Former US Topshop manager the first to publicly accuse Sir Philip Green of harassment

Topshop Las Vegas’ former store manager Auna Irvine has become the first woman to publicly accuse Sir Philip Green of sexual harassment.

In an interview with The Daily Telegraph, Irvine alleged that the billionaire Topshop owner repeatedly slapped her bottom, made comments about her breasts and told her she needed to lose weight.

“Anytime he would see me he would walk up to me and grab my waist and slap my butt,” she told the newspaper.

“After he would slap my butt, he would pinch the side of my waist and suggest I lose weight but not to lose my ass. He’d call it my bum.”

Irvine went on to lay out what she refers to as Green’s growing obsession with her, in which he would call her up to eight times a day and “scream” at her if she missed his call.

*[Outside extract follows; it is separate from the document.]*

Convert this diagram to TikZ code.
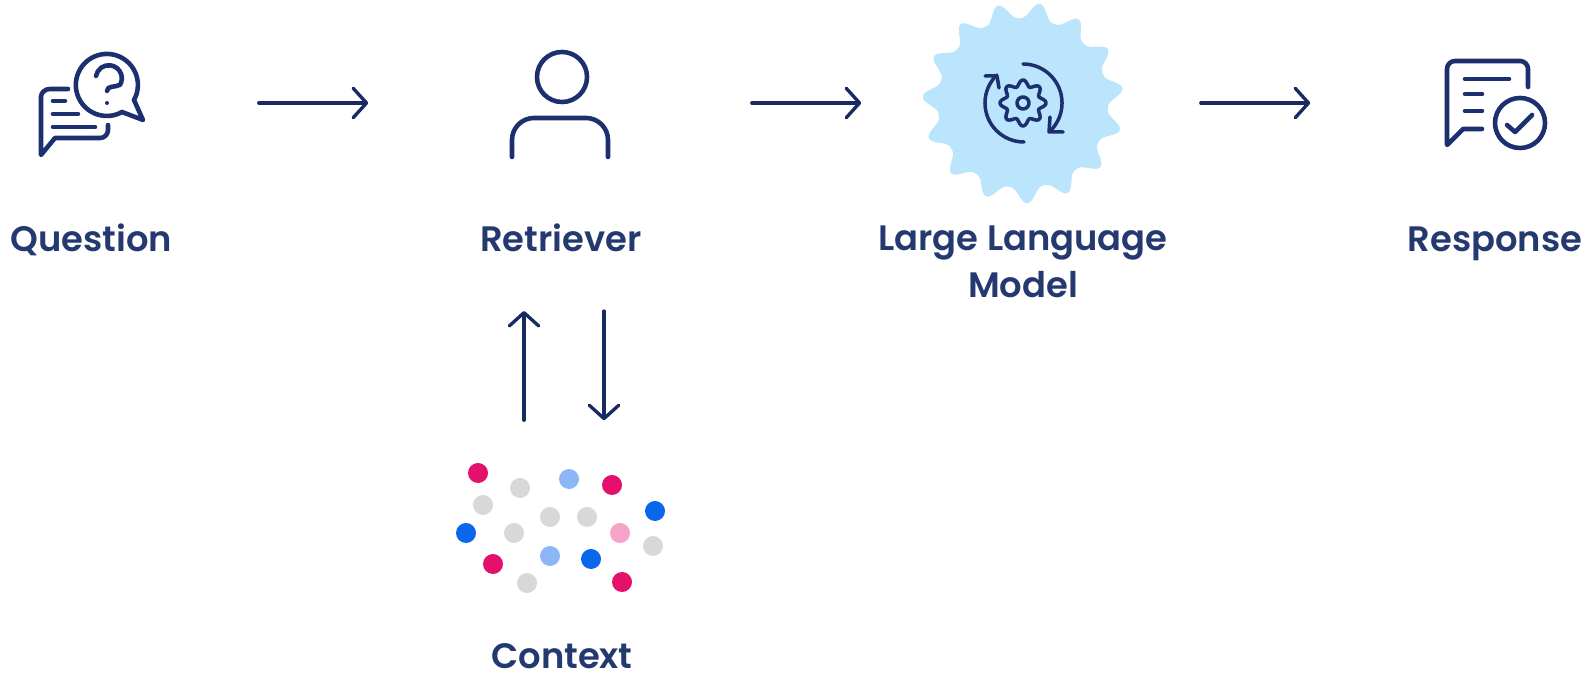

Green’s law firm Schillings has responded to Irvine’s allegations, stating that she is an unreliable witness and was sacked for giving away clothing to her boyfriend by putting it through the till as damaged.

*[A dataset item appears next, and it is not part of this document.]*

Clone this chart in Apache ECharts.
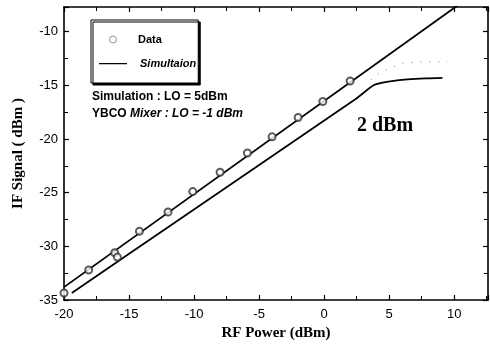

In relation to the prior allegations, Green said he “categorically and wholly” denies any allegations of unlawful sexual or racial behaviour.

Aside from becoming the first to publicly corroborate allegations of widespread sexual misconduct, Irvene’s interview has drawn attention to the use of gagging orders to prevent many details from surfacing.

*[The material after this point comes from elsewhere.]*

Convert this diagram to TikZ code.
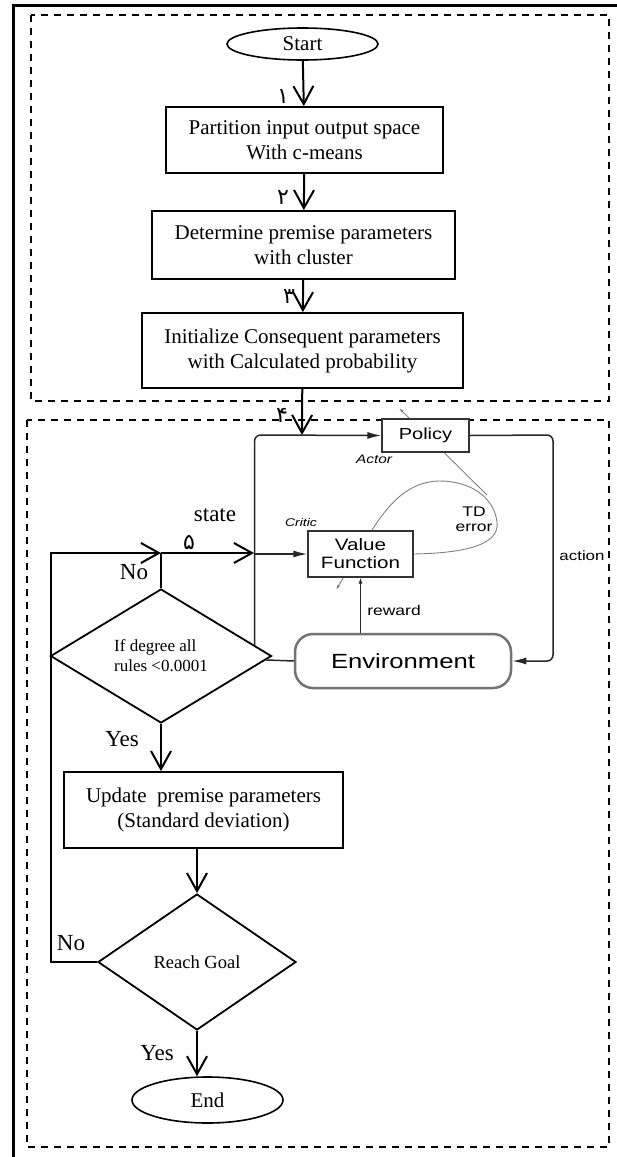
\documentclass[tikz,border=0pt]{standalone}
\usepackage{fontspec}
\setmainfont{Liberation Serif}
\newfontfamily\acfont[FakeStretch=1.25]{Liberation Sans}
\newfontfamily\digitfont[Script=Arabic]{DejaVu Sans}
\usetikzlibrary{shapes.geometric, arrows.meta, backgrounds}

\newcommand{\boxfont}{\fontsize{21}{25}\selectfont}
\newcommand{\tagfont}{\fontsize{23}{26}\selectfont}

\begin{document}
\begin{tikzpicture}[x=1pt, y=-1pt,
    flowbox/.style={rectangle, draw, line width=1.8pt, align=center, inner sep=0pt, font=\boxfont},
    terminal/.style={ellipse, draw, line width=1.6pt, inner sep=0pt, font=\boxfont},
    decision/.style={diamond, draw, line width=1.8pt, inner sep=0pt, aspect=1.6},
    flowline/.style={line width=2pt},
    flowarrow/.style={line width=2pt, -{Straight Barb[length=18pt,width=20pt]}},
    region/.style={draw, line width=1.8pt, dash pattern=on 7pt off 6pt},
    digit/.style={font=\digitfont\fontsize{22}{22}\selectfont, inner sep=0pt},
    tag/.style={font=\tagfont, inner sep=0pt},
    acbox/.style={rectangle, draw=black!80, line width=1.3pt, fill=white, align=center, inner sep=0pt},
    aclabel/.style={inner sep=0pt, align=center, font=\acfont\fontsize{14}{15}\selectfont},
    acline/.style={line width=1.5pt, black!85},
    acarrow/.style={acline, -{Latex[length=14pt,width=7pt]}},
    tdline/.style={line width=0.9pt, black!50}]
    \useasboundingbox (0,0) rectangle (617,1157);
    \clip (0,0) rectangle (617,1157);

    % Frame and regions
    \draw[line width=3pt] (13,1160) -- (13,5) -- (620,5);
    \draw[region] (31,15) rectangle (609,401);
    \draw[region] (27,420) rectangle (609,1147);

    % Nodes
    \node[terminal, minimum width=151pt, minimum height=32pt] (start) at (302.5,44) {Start};
    \node[flowbox, minimum width=277pt, minimum height=66pt] (part) at (304.5,140) {Partition input output space\\With c-means};
    \node[flowbox, minimum width=303pt, minimum height=68pt] (prem) at (303.5,245) {Determine premise parameters\\with cluster};
    \node[flowbox, minimum width=321pt, minimum height=75pt] (init) at (302.5,350.5) {Initialize Consequent parameters\\with Calculated probability};
    \node[decision, minimum width=221pt, minimum height=134pt, align=left, font=\fontsize{17}{20}\selectfont] (deg) at (161,656) {If degree all\\rules <0.0001};
    \node[flowbox, minimum width=279pt, minimum height=76pt] (upd) at (203.5,810) {Update~ premise parameters\\(Standard deviation)};
    \node[decision, minimum width=198pt, minimum height=136pt, font=\fontsize{18.5}{20}\selectfont] (goal) at (197,962) {Reach Goal};
    \node[terminal, minimum width=151pt, minimum height=46pt] (finish) at (207.5,1100) {End};

    \node[acbox, minimum width=87pt, minimum height=33pt, font=\acfont\fontsize{16}{17}\selectfont] (policy) at (425.5,435.5) {Policy};
    \node[acbox, minimum width=105pt, minimum height=46pt, font=\acfont\fontsize{16.5}{18}\selectfont] (value) at (360.5,554) {Value\\Function};
    \node[acbox, draw=black!55, line width=2.5pt, rounded corners=18pt, minimum width=216pt, minimum height=54pt, font=\acfont\fontsize{20.5}{22}\selectfont] (env) at (403,661) {Environment};

    % Labels
    \node[digit] (n1) at (283,97) {۱};
    \node[digit] (n2) at (283,198) {۲};
    \node[digit] (n3) at (289,297) {۳};
    \node[digit] (n4) at (282,415) {۴};
    \node[digit] (n5) at (189,542) {۵};
    \node[tag] (state) at (215,515) {state};
    \node[tag] (no1) at (134,572) {No};
    \node[tag] (yes1) at (122,739) {Yes};
    \node[tag] (no2) at (71,943) {No};
    \node[tag] (yes2) at (157,1053) {Yes};
    \node[aclabel, font=\acfont\itshape\fontsize{12.3}{13}\selectfont] (actor) at (374,459) {Actor};
    \node[aclabel, font=\acfont\itshape\fontsize{11.2}{12}\selectfont] (critic) at (301,522) {Critic};
    \node[aclabel] (td) at (474,519) {TD\\error};
    \node[aclabel] (reward) at (394,610) {reward};
    \node[aclabel, font=\acfont\fontsize{13.5}{14}\selectfont] (action) at (582,556) {action};

    % Coordinates
    \coordinate (entry) at (302,435);
    \coordinate (ltl) at (254,435);
    \coordinate (ltr) at (553,435);
    \coordinate (jn) at (161,553);
    \coordinate (rettop) at (51,553);
    \coordinate (retbot) at (51,962);
    \coordinate (tdjoin) at (487,495);
    \coordinate (tdtip) at (399,408);
    \coordinate (vftip) at (336,590);
    \path (deg.north) -- coordinate[pos=0.84] (dtouch) (deg.east);

    % Edges
    \draw[flowarrow] (start) -- (part);
    \draw[flowarrow] (part) -- (prem);
    \draw[flowarrow] (prem) -- (init);
    \draw[flowarrow] (init) -- (entry);
    \draw[flowline] (deg) -- (jn);
    \draw[flowarrow] (goal) -- (retbot) -- (rettop) -- (jn);
    \draw[flowarrow] (jn) -- (ltl |- jn);
    \draw[flowarrow] (deg.south) -- (deg.south |- upd.north);
    \draw[flowarrow] (goal.north |- upd.south) -- (goal.north);
    \draw[flowarrow] (goal.south) -- (goal.south |- finish.north);

    \draw[acarrow, rounded corners=6pt] (dtouch) -- (dtouch |- ltl) -- (policy.west);
    \draw[acarrow, rounded corners=6pt] (policy.east) -- (ltr) -- (ltr |- env.east) -- (env.east);
    \draw[acline] (env.west) -- (deg);
    \draw[acarrow] (ltl |- value.west) -- (value.west);
    \draw[acline, line width=1pt, -{Latex[length=6pt,width=4pt]}] (env.north -| value.south) -- (value.south);

    \begin{scope}[on background layer]
        \draw[tdline, -{Latex[length=5pt,width=3pt]}] (value.east) .. controls (465,553) and (500,545) .. (497,522)
            .. controls (494,497) and (470,481) .. (440,481)
            .. controls (408,481) and (388,505) .. (372,530) -- (vftip);
        \draw[tdline, -{Latex[length=5pt,width=3pt]}] (tdjoin) -- (tdtip);
    \end{scope}
\end{tikzpicture}
\end{document}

Green successfully secured an injunction which legally prevented him being identified in a front-page story in The Daily Telegraph, which laid bare accusations of bullying, racial abuse and sexual harassment directed at an unnamed businessman.

Days later, Lord Peter Hain used parliamentary privilege to identify Green as the accused unnamed businessman in the House of Lords, saying it was his duty to do so because of the “serious and repeated” nature of the allegations.

The injunction still prevents the publication of any allegations of sexual or racial abuse made by former British employees, but employees in the US are not gagged by the UK courts.

Numerous MPs have called for the court to pull the injunction, stating it was well within the public interest for the allegations to be published.

“It seems to be unfair and a broken process and I am surprised that the courts haven’t lifted this injunction,” Tory MP Maria Miller said.

“It feels like there is a mockery being made of the law by having an ­injunction in place when that has been exposed and it really doesn’t have much validity now.”